Signs it might be time to move (or at least look into bullet proofing the door)

Saturday night around 9:30 Boo and I were sitting in my living room, watching Friends and digesting some really fabulous sushi from my new favorite takeout place. I’d fallen asleep on the couch (fat and happy usually leads to sleepy as well) when all of a sudden Boo was shaking my foot saying “I think you need to get up right now! People are seriously fighting outside!!”

Immediately I knew he was referring to The Hostel. We got up and ran for the door, pressing our ears against it but making sure to keep our feet back (the door has about an inch of space b/w the bottom of it and the floor). At first all I heard was the crazy hostel woman yelling at her meathead boyfriend. Then I heard Meathead yell, “I’m gonna call the cops on you, you crazy bitch!” And she just egged him on, saying, “Do it! DO IT!! What could you possibly say?!” But he knew what he was going to say: “I’m calling the cops and telling them you came at me with a knife you crazy bitch. I’m calling the cops! I’m calling! You came at me with a KNIFE you crazy bitch!!”

At this point I thought it best to call the front desk and have someone come up and deal with this situation. I called down in a panic, telling the guys to send someone immediately up to my floor b/c there was a lot of shouting and someone was threatening someone with a knife. They transferred me. Uh…okay. Next guy picked up and I told him the same thing and he said someone was on their way up.

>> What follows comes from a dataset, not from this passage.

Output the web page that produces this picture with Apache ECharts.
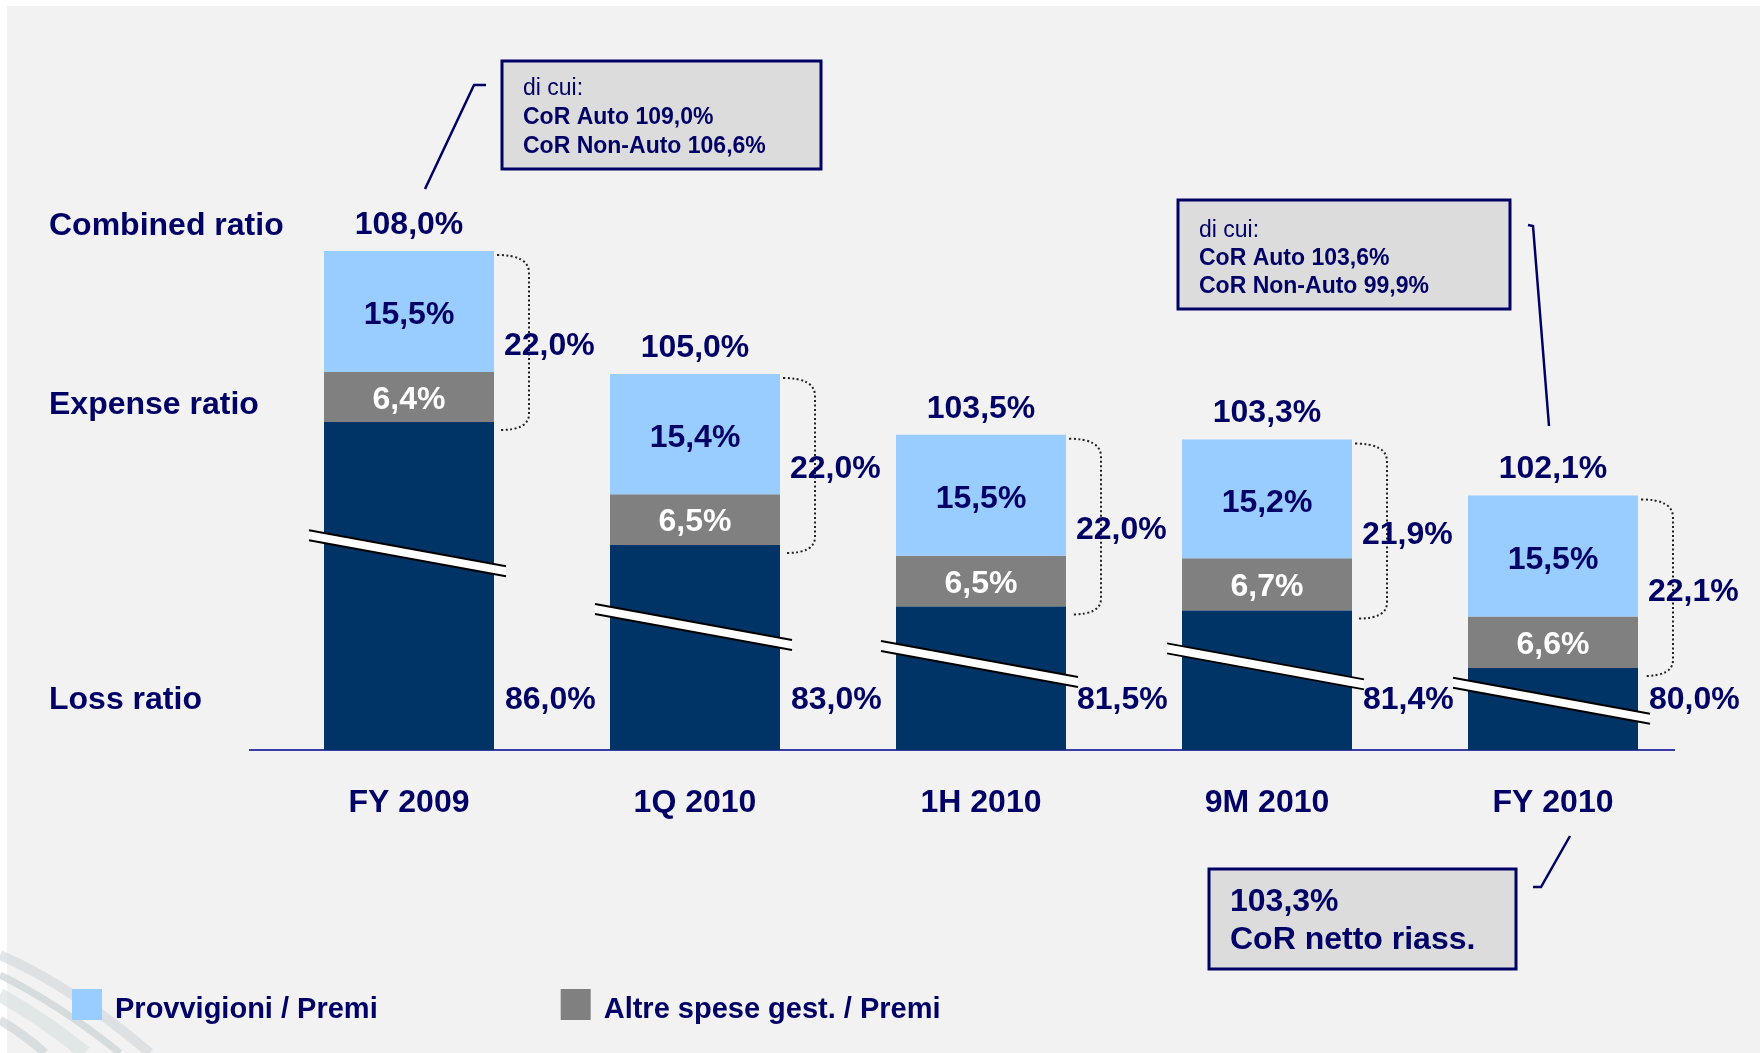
<!DOCTYPE html>
<html>
<head>
<meta charset="utf-8">
<title>Combined ratio</title>
<script src="https://cdn.jsdelivr.net/npm/echarts@6/dist/echarts.min.js"></script>
<style>
  html, body { margin: 0; padding: 0; background: #fff; }
  #main { width: 1760px; height: 1053px; }
</style>
</head>
<body>
<div id="main"></div>
<script>
const categories = ['FY 2009', '1Q 2010', '1H 2010', '9M 2010', 'FY 2010'];
const lossRatio = [86.0, 83.0, 81.5, 81.4, 80.0];
const altreSpese = [6.4, 6.5, 6.5, 6.7, 6.6];
const provvigioni = [15.5, 15.4, 15.5, 15.2, 15.5];
const expenseRatio = [22.0, 22.0, 22.0, 21.9, 22.1];
const combinedRatio = [108.0, 105.0, 103.5, 103.3, 102.1];

const NAVY = '#000066';
const FONT = '"Liberation Sans", Arial, sans-serif';
const BAR_WIDTH = 170;

function pct(v) {
    return v.toFixed(1).replace('.', ',') + '%';
}

function txt(text, x, y, size, opts) {
    return {
        type: 'text',
        style: Object.assign({
            text: text, x: x, y: y,
            fontSize: size, fontWeight: 'bold', fontFamily: FONT,
            fill: NAVY, align: 'center', verticalAlign: 'middle'
        }, opts || {})
    };
}

const chart = echarts.init(document.getElementById('main'));

// le quote di spesa hanno la loro scala (yAxis 1), l'asse dei sinistri e' spezzato (yAxis 0)
function expenseHeight(v) {
    return chart.convertToPixel({ yAxisIndex: 1 }, 0) - chart.convertToPixel({ yAxisIndex: 1 }, v);
}

function callout(x, y, w, h, lines, size, firstY, lineH) {
    const items = [{
        type: 'rect',
        shape: { x: x, y: y, width: w, height: h },
        style: { fill: '#dcdcdc', stroke: NAVY, lineWidth: 3 }
    }];
    lines.forEach(function (l, k) {
        items.push({
            type: 'text',
            style: {
                text: l.text, x: x + 21, y: y + firstY + k * lineH,
                fontSize: size, fontWeight: l.bold ? 'bold' : 'normal', fontFamily: FONT,
                fill: NAVY, verticalAlign: 'middle'
            }
        });
    });
    return items;
}

function leader(points) {
    return {
        type: 'polyline',
        shape: { points: points },
        style: { stroke: NAVY, lineWidth: 2.5, fill: null }
    };
}

function swoosh(x1, y1, cx, cy, x2, y2, color, width) {
    return {
        type: 'bezierCurve',
        shape: { x1: x1, y1: y1, cpx1: cx, cpy1: cy, x2: x2, y2: y2 },
        style: { stroke: color, lineWidth: width, fill: null, opacity: 0.6 },
        z: -9
    };
}

let graphics = [
    { type: 'rect', shape: { x: 7, y: 6, width: 1753, height: 1047 }, style: { fill: '#f2f2f2' }, z: -10 },
    swoosh(0, 955, 70, 985, 150, 1053, '#cfd6da', 10),
    swoosh(0, 975, 60, 1005, 120, 1053, '#c3ccd1', 7),
    swoosh(0, 995, 45, 1020, 85, 1053, '#d6dde0', 14),
    swoosh(0, 1020, 25, 1035, 45, 1053, '#c6ced2', 9),
    // linea di base
    { type: 'line', shape: { x1: 249, y1: 750, x2: 1675, y2: 750 }, style: { stroke: '#3c3ca8', lineWidth: 2 }, z: 1 },
    txt('Combined ratio', 49, 226, 32, { align: 'left' }),
    txt('Expense ratio', 49, 405, 32, { align: 'left' }),
    txt('Loss ratio', 49, 700, 32, { align: 'left' }),
    leader([[425, 189], [474, 85], [486, 85]]),
    leader([[1528, 225], [1533, 226], [1549, 426]]),
    leader([[1570, 836], [1541, 887], [1533, 887]])
];
graphics = graphics
    .concat(callout(502, 61, 319, 108, [
        { text: 'di cui:' }, { text: 'CoR Auto 109,0%', bold: true }, { text: 'CoR Non-Auto 106,6%', bold: true }
    ], 23, 28, 29))
    .concat(callout(1178, 200, 332, 109, [
        { text: 'di cui:' }, { text: 'CoR Auto 103,6%', bold: true }, { text: 'CoR Non-Auto 99,9%', bold: true }
    ], 23, 31, 28))
    .concat(callout(1209, 869, 307, 100, [
        { text: '103,3%', bold: true }, { text: 'CoR netto riass.', bold: true }
    ], 32, 33, 38));

chart.setOption({
    backgroundColor: '#ffffff',
    animation: false,
    grid: { left: 266, right: 64, top: 94, bottom: 303 },
    legend: {
        data: ['Provvigioni / Premi', 'Altre spese gest. / Premi'],
        left: 72,
        top: 989,
        padding: 0,
        icon: 'rect',
        itemWidth: 30,
        itemHeight: 31,
        itemGap: 183,
        formatter: '{t|{name}}',
        textStyle: {
            fontSize: 29, fontWeight: 'bold', fontFamily: FONT, color: NAVY,
            rich: {
                t: { fontSize: 29, fontWeight: 'bold', fontFamily: FONT, color: NAVY, padding: [11, 0, 0, 8] }
            }
        }
    },
    xAxis: {
        type: 'category',
        data: categories,
        axisTick: { show: false },
        axisLine: { show: false },
        axisLabel: { margin: 37, fontSize: 32, fontWeight: 'bold', fontFamily: FONT, color: NAVY }
    },
    yAxis: [
        // asse dei sinistri, spezzato sotto il 78%
        { type: 'value', min: 78, max: 94, show: false },
        // asse delle quote di spesa
        { type: 'value', min: 0, max: 84, show: false }
    ],
    graphic: graphics,
    series: [
        {
            name: 'Loss ratio',
            type: 'bar',
            yAxisIndex: 0,
            barWidth: BAR_WIDTH,
            itemStyle: { color: '#003366' },
            label: {
                show: true,
                position: 'insideBottomRight',
                distance: 0,
                align: 'left',
                verticalAlign: 'middle',
                offset: [11, -50],
                fontSize: 32, fontWeight: 'bold', fontFamily: FONT, color: NAVY,
                formatter: function (p) { return pct(p.value); }
            },
            data: lossRatio
        },
        {
            name: 'Altre spese gest. / Premi',
            type: 'custom',
            yAxisIndex: 0,
            itemStyle: { color: '#808080' },
            encode: { x: 0, y: 1 },
            data: lossRatio.map(function (v, i) { return [i, v, altreSpese[i]]; }),
            renderItem: function (params, api) {
                const p = api.coord([api.value(0), api.value(1)]);
                const h = expenseHeight(api.value(2));
                return {
                    type: 'group',
                    children: [
                        {
                            type: 'rect',
                            shape: { x: p[0] - BAR_WIDTH / 2, y: p[1] - h, width: BAR_WIDTH, height: h },
                            style: { fill: api.visual('color') }
                        },
                        txt(pct(api.value(2)), p[0], p[1] - h / 2 + 3, 32, { fill: '#ffffff' })
                    ]
                };
            }
        },
        {
            name: 'Provvigioni / Premi',
            type: 'custom',
            yAxisIndex: 0,
            itemStyle: { color: '#99ccff' },
            encode: { x: 0, y: 1 },
            data: lossRatio.map(function (v, i) {
                return [i, v, altreSpese[i], provvigioni[i], combinedRatio[i], expenseRatio[i]];
            }),
            renderItem: function (params, api) {
                const p = api.coord([api.value(0), api.value(1)]);
                const bot = p[1];
                const base = bot - expenseHeight(api.value(2));
                const h = expenseHeight(api.value(3));
                const top = base - h;
                const cx = p[0];
                const xr = cx + BAR_WIDTH / 2;
                const brace = 'M' + (xr + 3) + ',' + (top + 4) +
                    ' Q' + (xr + 35) + ',' + (top + 4) + ' ' + (xr + 35) + ',' + (top + 22) +
                    ' L' + (xr + 35) + ',' + (bot - 8) +
                    ' Q' + (xr + 35) + ',' + (bot + 8) + ' ' + (xr + 6) + ',' + (bot + 8);
                return {
                    type: 'group',
                    children: [
                        {
                            type: 'rect',
                            shape: { x: cx - BAR_WIDTH / 2, y: top, width: BAR_WIDTH, height: h },
                            style: { fill: api.visual('color') }
                        },
                        txt(pct(api.value(3)), cx, top + h / 2 + 4, 32),
                        txt(pct(api.value(4)), cx, top - 26, 32),
                        {
                            type: 'path',
                            shape: { pathData: brace },
                            style: { fill: null, stroke: '#222222', lineWidth: 2, lineDash: [2, 2.5] }
                        },
                        txt(pct(api.value(5)), xr + 10, (top + bot) / 2 + 10, 32, { align: 'left' })
                    ]
                };
            }
        },
        {
            name: 'break',
            type: 'custom',
            yAxisIndex: 0,
            z: 5,
            encode: { x: 0, y: 1 },
            data: lossRatio.map(function (v, i) { return [i, v]; }),
            renderItem: function (params, api) {
                const p = api.coord([api.value(0), api.value(1)]);
                const bottom = params.coordSys.y + params.coordSys.height;
                const mid = bottom - 0.6 * (bottom - p[1]);
                const x1 = p[0] - BAR_WIDTH / 2 - 15;
                const x2 = p[0] + BAR_WIDTH / 2 + 12;
                const y1 = mid - 18;
                const y2 = mid + 18;
                return {
                    type: 'group',
                    children: [
                        {
                            type: 'polygon',
                            shape: { points: [[x1, y1 - 5], [x2, y2 - 5], [x2, y2 + 5], [x1, y1 + 5]] },
                            style: { fill: '#ffffff' }
                        },
                        { type: 'line', shape: { x1: x1, y1: y1 - 5, x2: x2, y2: y2 - 5 }, style: { stroke: '#000', lineWidth: 2 } },
                        { type: 'line', shape: { x1: x1, y1: y1 + 5, x2: x2, y2: y2 + 5 }, style: { stroke: '#000', lineWidth: 2 } }
                    ]
                };
            }
        }
    ]
});
</script>
</body>
</html>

We heard a little more yelling then around 9:50 security finally came upstairs, pounded on the door of The Hostel, asked if they were okay and told them 911 had been called and the police were on their way. A little after 10 we heard the cops roll in and knock on the door. They must have entered the apartment, b/c we didn’t hear them for a few minutes then heard them again. I can only imagine what they saw in there–in that apartment that wouldn’t let maintenance come in for mandatory AC unit cleaning without being there, which Rachel and I assumed was somehow related to all the pot smoke perpetually wafting from under the door.

It’s always an adventure in my building. I can only hope that my new next door neighbors were home to hear that too. Baptism by fire is really going to be their best shot at getting accustomed to the city. Get your totally crazy story the first night then nothing else will surprise you.